Synthesizing Halaven is an extremely difficult and complex process, involving some 62 steps to achieve total synthesis. Halaven has a molecular weight of 826, including 19 chiral carbons, which means the theoretical number of stereoisomers is 219, or a possible 524,000, making stereocontrol potentially extremely difficult. However, due to Eisai's advanced technological capabilities, it was possible to stereoselectively control all synthetic reactions and commercially synthesize Halaven.

Halaven was approved in the United States, Singapore, European Union (EU), and Japan in November 2010, February 2011, March 2011 and April 2011, respectively, and is approved in 35 countries worldwide including Canada. Eisai is currently pursuing the development of Halaven in numerous other countries such as those in Asia and emerging regions, and is conducting late stage clinical trials investigating the potential of the drug as a single-agent therapy in the treatment of other types of cancer such as breast cancer with fewer prior treatments, non-small cell lung cancer and sarcoma.

2. Eisai's Commitment to Women's Oncology

The number of women dying from cancer is increasing year by year, and according to the World Health Organization (WHO), approximately three million women worldwide lose their lives to the disease each year. Eisai considers it extremely meaningful to support women living with cancer and improve their quality of life.

By committing itself to “Women's Oncology,” an area of oncology that places emphasis on the perspectives of women, Eisai will stand alongside women facing cancer, while at the same time bringing them hope and making contributions to improve their quality of life.
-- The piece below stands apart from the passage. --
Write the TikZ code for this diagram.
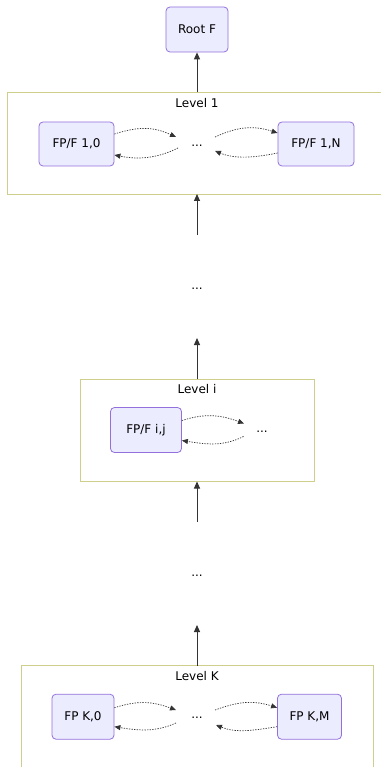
\documentclass[tikz,border=0pt]{standalone}
\usepackage{fontspec}
\setmainfont{DejaVu Sans}
\usetikzlibrary{arrows.meta}
\definecolor{nodefill}{HTML}{ECECFF}
\definecolor{nodeline}{HTML}{9370DB}
\definecolor{clusterline}{HTML}{CFCF8C}
\definecolor{arrowline}{HTML}{333333}
\definecolor{solidline}{HTML}{666666}
\tikzset{
  fpbox/.style={draw=nodeline, fill=nodefill, rounded corners=4pt, line width=0.8pt,
    minimum height=45pt, inner sep=0pt, font=\fontsize{12}{14}\selectfont},
  cluster/.style={draw=clusterline, line width=0.9pt},
  clusterlabel/.style={font=\fontsize{12}{14}\selectfont, inner sep=0pt},
  dots/.style={font=\fontsize{12}{14}\selectfont, inner sep=0pt},
  solidarrow/.style={draw=solidline, line width=1pt, -{Triangle[length=7pt,width=6pt]}, arrowline},
  dotarrow/.style={draw=arrowline, line width=0.7pt, dash pattern=on 1.3pt off 1.3pt,
    -{Triangle[length=6pt,width=5pt]}},
}
\begin{document}
\begin{tikzpicture}[x=1pt,y=-1pt]
\useasboundingbox (0,0) rectangle (381,767);
\fill[white] (0,0) rectangle (381,767);

% clusters
\draw[cluster] (381,92.5) -- (7.5,92.5) -- (7.5,194) -- (381,194);
\coordinate (L1top) at (197,92.5);
\coordinate (L1bot) at (197,194);
\node[clusterlabel] (L1lab) at (197,103) {Level 1};

\draw[cluster] (80,379) rectangle (314,481.5);
\coordinate (Litop) at (197,379);
\coordinate (Libot) at (197,481.5);
\node[clusterlabel] (Lilab) at (197,389) {Level i};

\draw[cluster] (21,767) -- (21,665.5) -- (373,665.5) -- (373,767);
\coordinate (LKtop) at (197,665.5);
\node[clusterlabel] (LKlab) at (197,676) {Level K};

% nodes
\node[fpbox, minimum width=62pt] (root) at (197,29.5) {Root F};
\node[fpbox, minimum width=75pt, minimum height=44pt] (a10) at (76.5,144) {FP/F 1,0};
\node[fpbox, minimum width=76pt, minimum height=44pt] (a1N) at (316,144) {FP/F 1,N};
\node[dots] (d1) at (197,146) {...};
\node[fpbox, minimum width=71pt] (aij) at (146,430) {FP/F i,j};
\node[dots] (di) at (262,432) {...};
\node[fpbox, minimum width=62pt] (aK0) at (83,716.7) {FP K,0};
\node[fpbox, minimum width=64pt] (aKM) at (309.5,716.7) {FP K,M};
\node[dots] (dK) at (197,718) {...};

\node[dots] (m1) at (197,289) {...};
\node[dots] (m2) at (197,576) {...};
\coordinate (m1t) at (197,235);
\coordinate (m1b) at (197,338);
\coordinate (m2t) at (197,521.5);
\coordinate (m2b) at (197,625);

% solid arrows
\draw[solidarrow] (L1top) -- (root.south);
\draw[solidarrow] (m1t) -- (L1bot);
\draw[solidarrow] (Litop) -- (m1b);
\draw[solidarrow] (m2t) -- (Libot);
\draw[solidarrow] (LKtop) -- (m2b);

% dotted arrows level 1
\draw[dotarrow] ([yshift=10pt]a10.east) .. controls ++(25,-8) and ++(-22,-10) .. ([xshift=-21pt,yshift=9pt]d1.center);
\draw[dotarrow] ([xshift=-19pt,yshift=-2pt]d1.center) .. controls ++(-20,10) and ++(25,5) .. ([yshift=-11pt]a10.east);
\draw[dotarrow] ([xshift=18pt,yshift=9pt]d1.center) .. controls ++(22,-10) and ++(-25,-8) .. ([yshift=11pt]a1N.west);
\draw[dotarrow] ([yshift=-9pt]a1N.west) .. controls ++(-25,5) and ++(20,8) .. ([xshift=18pt,yshift=-5pt]d1.center);

% dotted arrows level i
\draw[dotarrow] ([yshift=9.5pt]aij.east) .. controls ++(25,-8) and ++(-22,-8) .. ([xshift=-18pt,yshift=8.5pt]di.center);
\draw[dotarrow] ([xshift=-18.5pt,yshift=-4.5pt]di.center) .. controls ++(-20,10) and ++(25,4) .. ([yshift=-10.5pt]aij.east);

% dotted arrows level K
\draw[dotarrow] ([yshift=9pt]aK0.east) .. controls ++(25,-8) and ++(-22,-8) .. ([xshift=-21pt,yshift=8pt]dK.center);
\draw[dotarrow] ([xshift=-21pt,yshift=-5pt]dK.center) .. controls ++(-20,9) and ++(25,4) .. ([yshift=-10pt]aK0.east);
\draw[dotarrow] ([xshift=18pt,yshift=8pt]dK.center) .. controls ++(22,-8) and ++(-25,-8) .. ([yshift=9pt]aKM.west);
\draw[dotarrow] ([yshift=-10pt]aKM.west) .. controls ++(-25,4) and ++(20,8) .. ([xshift=19pt,yshift=-7pt]dK.center);
\end{tikzpicture}
\end{document}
Eisai believes that its mission is to deliver innovative new therapies to patients fighting cancer as soon as possible by further contributing to breast cancer patients through indication expansion and the development of additional formulations of Halaven, and developing other therapeutic agents such as farletuzumab, a monoclonal antibody targeting ovarian cancer, and lenvatinib, a potential treatment for thyroid and endometrial cancer. Furthermore, Eisai is committed to implementing access programs to ensure that its products reach individual patients around the world as well as the overall improvement of healthcare systems.

3. About the Canadian Pharmaceutical Market

With a population of approximately 34 million people, Canada is highly stable nation with a real GDP growth rate of 3.3%. Canada comprises the world's ninth largest, and North America's second largest, pharmaceuticals market, boasting sales of 21.6 billion U.S. dollars (approximately 1.64 trillion yen) in 2010 and a growth rate of 3%.

In Canada, like many European countries and the United States, breast cancer is one of the most frequently diagnosed cancers among women, with over 23,000 new cases expected annually. An estimated 5,000 Canadians die each year as a result of breast cancer.